The NIL Era is dead. Long live the NIL Era!
Earlier this week, I appeared on Offside Sports to discuss how the past four years of college football players making money off of their name, image and likeness will look nothing like what’s to come.
Now that universities will be allowed to pay its student-athletes $20.5 million, it will be up to each athletic program to determine how much of a cut the biggest sport, football, will get. After that, players can still earn money through NIL deals, but they must submit all requests through a clearinghouse. From Yahoo! Sports, for any deal to be approved, it must be proven that those hoping to pay the player is associated with the university, that there is a “valid business purpose” and that the “range of compensation” is fair for similar work and for athletes of a similar stature.
That last part, in my opinion, prevents college football from having as much parity as possible. Brand-name programs like Ohio State and Alabama can command more interest and more money for their players through NIL deals because employers would likely get a greater return on their investment going to them instead of smaller, less successful programs.

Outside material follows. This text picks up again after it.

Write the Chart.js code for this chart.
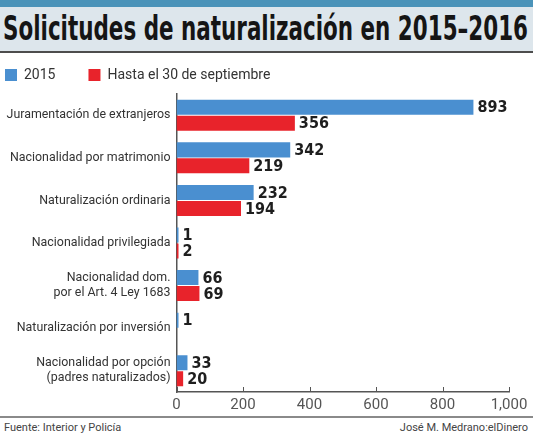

The truth is, money is still one of the more dominant factors when it comes to which college football programs are the most successful. Recently, the Wall Street Journal published a study that came up with a dollar amount for how much every FBS program would be worth if up for sale. The most expensive program just won the National Championship: Ohio State. I wanted to see what correlation these dollar amounts had to last season’s win percentage:
This relationship is statistically significant. Granted, there may be a little endogeneity because valuations may have gone up over the course of the season because of on-field success, but it is still fair to say that the greater the resources, the more successful the program (as seen with the red goodness-of-fit linear regression line). Teams above the line exceeded their performance given their value, while teams below the line likely failed to meet expectations.
For even more interpretation, if we assume every college football team plays 12 games, increasing your win percentage by 8.33% means winning an additional game. By this graph, to win an extra game, on average a program must be worth an additional $433 million.
It is a new era of college football, but it does not mean new names will be competing for the top prize.